In his appeal ruling on Tom Brady’s four-game suspension, NFL Commissioner Roger Goodell wrote that “steroid use” appears as the “closest parallel” to the New England Patriots quarterback’s alleged infraction.

In his ruling, Goodell invoked the “first violation” of the league’s rules on the use of steroids.

In terms of the appropriate level of discipline, the closest parallel of which I am aware is the collectively bargained discipline imposed for a first violation of the policy governing performance enhancing drugs; steroid use reflects an improper effort to secure a competitive advantage in, and threatens the integrity of, the game. Since the advent of our testing for steroid use in the 1980’s and now, pursuant to our Collective Bargaining Agreement, the first positive test for the use of performance enhancing drugs has resulted in a four-game suspension without the need for any finding of actual competitive effect.
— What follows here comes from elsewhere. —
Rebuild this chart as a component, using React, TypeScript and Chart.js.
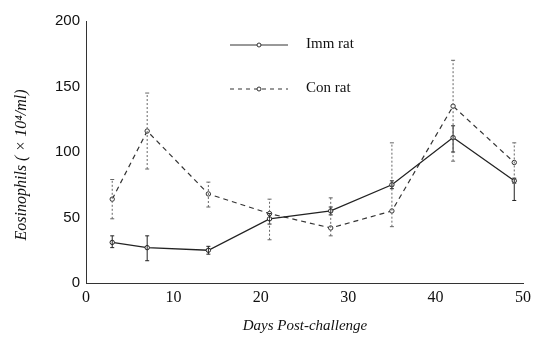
import React, { useEffect, useRef } from "react";
import { Chart, registerables } from "chart.js";
Chart.register(...registerables);

const days = [3, 7, 14, 21, 28, 35, 42, 49];
const immMean = [31, 27, 25, 49, 55, 75, 111, 78];
const immLow = [27, 17, 22, 45, 52, 72, 100, 63];
const immHigh = [36, 36, 28, 53, 58, 78, 120, 80];
const conMean = [64, 116, 68, 53, 42, 55, 135, 92];
const conLow = [49, 87, 58, 33, 36, 43, 93, 76];
const conHigh = [79, 145, 77, 64, 65, 107, 170, 107];
const xTicks = [0, 10, 20, 30, 40, 50];
const yTicks = [0, 50, 100, 150, 200];
const legendLabels = ["Imm rat", "Con rat"];
const yTitle = "Eosinophils ( × 10⁴/ml)";
const xTitle = "Days Post-challenge";

const errorBars = {
  id: "errorBars",
  afterDatasetsDraw(chart: any) {
    const ctx = chart.ctx;
    const xs = chart.scales.x;
    const ys = chart.scales.y;
    const sets = [
      { lo: immLow, hi: immHigh, color: "#222", dash: [] as number[] },
      { lo: conLow, hi: conHigh, color: "#666", dash: [2, 2] },
    ];
    ctx.save();
    sets.forEach((s) => {
      ctx.strokeStyle = s.color;
      ctx.lineWidth = 1;
      days.forEach((d, i) => {
        const x = xs.getPixelForValue(d);
        const y1 = ys.getPixelForValue(s.lo[i]);
        const y2 = ys.getPixelForValue(s.hi[i]);
        ctx.setLineDash(s.dash);
        ctx.beginPath();
        ctx.moveTo(x, y1);
        ctx.lineTo(x, y2);
        ctx.stroke();
        ctx.setLineDash([]);
        ctx.beginPath();
        ctx.moveTo(x - 2, y1);
        ctx.lineTo(x + 2, y1);
        ctx.moveTo(x - 2, y2);
        ctx.lineTo(x + 2, y2);
        ctx.stroke();
      });
    });
    ctx.restore();
  },
};

const customLegend = {
  id: "customLegend",
  afterDraw(chart: any) {
    const ctx = chart.ctx;
    const items = [
      { y: 45, dash: [] as number[], label: legendLabels[0] },
      { y: 89, dash: [4, 4], label: legendLabels[1] },
    ];
    ctx.save();
    items.forEach((it) => {
      ctx.strokeStyle = "#333";
      ctx.lineWidth = 1;
      ctx.setLineDash(it.dash);
      ctx.beginPath();
      ctx.moveTo(230, it.y);
      ctx.lineTo(288, it.y);
      ctx.stroke();
      ctx.setLineDash([]);
      ctx.beginPath();
      ctx.arc(259, it.y, 2, 0, Math.PI * 2);
      ctx.fillStyle = "#fff";
      ctx.fill();
      ctx.stroke();
      ctx.fillStyle = "#111";
      ctx.font = "15px 'Liberation Serif'";
      ctx.textBaseline = "middle";
      ctx.fillText(it.label, 306, it.y - 1);
    });
    // x-axis title
    ctx.textAlign = "center";
    ctx.textBaseline = "middle";
    ctx.font = "italic 15px 'Liberation Serif'";
    ctx.fillText(xTitle, 305, 326);
    // y-axis title
    ctx.translate(22, 165);
    ctx.rotate(-Math.PI / 2);
    ctx.font = "italic 16px 'Liberation Serif'";
    ctx.fillText(yTitle, 0, 0);
    ctx.restore();
  },
};

export default function App() {
  const ref = useRef<HTMLCanvasElement>(null);
  useEffect(() => {
    const chart = new Chart(ref.current!, {
      type: "line",
      data: {
        datasets: [
          {
            label: legendLabels[0],
            data: days.map((d, i) => ({ x: d, y: immMean[i] })),
            borderColor: "#222",
            borderWidth: 1.3,
            pointRadius: 2.2,
            pointBackgroundColor: "#fff",
            pointBorderColor: "#222",
            pointBorderWidth: 1,
            fill: false,
            tension: 0,
          },
          {
            label: legendLabels[1],
            data: days.map((d, i) => ({ x: d, y: conMean[i] })),
            borderColor: "#333",
            borderWidth: 1.2,
            borderDash: [5, 4],
            pointRadius: 2.2,
            pointBackgroundColor: "#fff",
            pointBorderColor: "#333",
            pointBorderWidth: 1,
            fill: false,
            tension: 0,
          },
        ],
      },
      options: {
        animation: false,
        responsive: false,
        layout: { padding: { top: 21, right: 9, left: 0, bottom: 0 } },
        plugins: { legend: { display: false }, tooltip: { enabled: false } },
        scales: {
          x: {
            type: "linear",
            min: 0,
            max: 50,
            afterBuildTicks: (s: any) => {
              s.ticks = xTicks.map((v) => ({ value: v }));
            },
            afterFit: (s: any) => {
              s.height = 64;
            },
            grid: { display: false, drawTicks: true, tickLength: 3 },
            border: { color: "#333", width: 1 },
            ticks: {
              color: "#111",
              font: { family: "'Liberation Serif'", size: 16 },
              padding: 2,
              maxRotation: 0,
            },
            title: { display: false },
          },
          y: {
            type: "linear",
            min: 0,
            max: 200,
            afterBuildTicks: (s: any) => {
              s.ticks = yTicks.map((v) => ({ value: v }));
            },
            afterFit: (s: any) => {
              s.width = 86;
            },
            grid: { display: false, drawTicks: true, tickLength: 3 },
            border: { color: "#333", width: 1 },
            ticks: {
              color: "#111",
              font: { family: "'Liberation Sans'", size: 15 },
              padding: 3,
            },
            title: { display: false },
          },
        },
      },
      plugins: [errorBars, customLegend],
    } as any);
    return () => chart.destroy();
  }, []);
  return (
    <div style={{ position: "fixed", left: 0, top: 0, width: 533, height: 347, background: "#fff" }}>
      <canvas ref={ref} width={533} height={347} style={{ width: 533, height: 347 }} />
    </div>
  );
}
…. The four-game suspension imposed on Mr. Brady is fully consistent with, if not more lenient than, the discipline ordinarily imposed for the most comparable effort by a player to secure an improper competitive advantage and (by using a masking agent) to cover up the underlying violation.

Illegal drug use, particularly in a violent, contact sport, plays for most as a far worse infraction than what Brady stands accused of doing. As CBS Sports’ Will Brinson says, “Goodell is striking a blow to Brady’s credibility with not just his actual ruling to uphold the suspension, but the deeper, cutting meaning of the words within the ruling itself.”

In sustaining the suspension, Goodell also rejected the idea that because it was the first offense of its kind that the league should go easy on Brady. Plainly, Goodell was in no mood to cut Brady any slack.

Equating the deflation of some footballs to the use of illegal steroids says something. But of Goodell or Brady?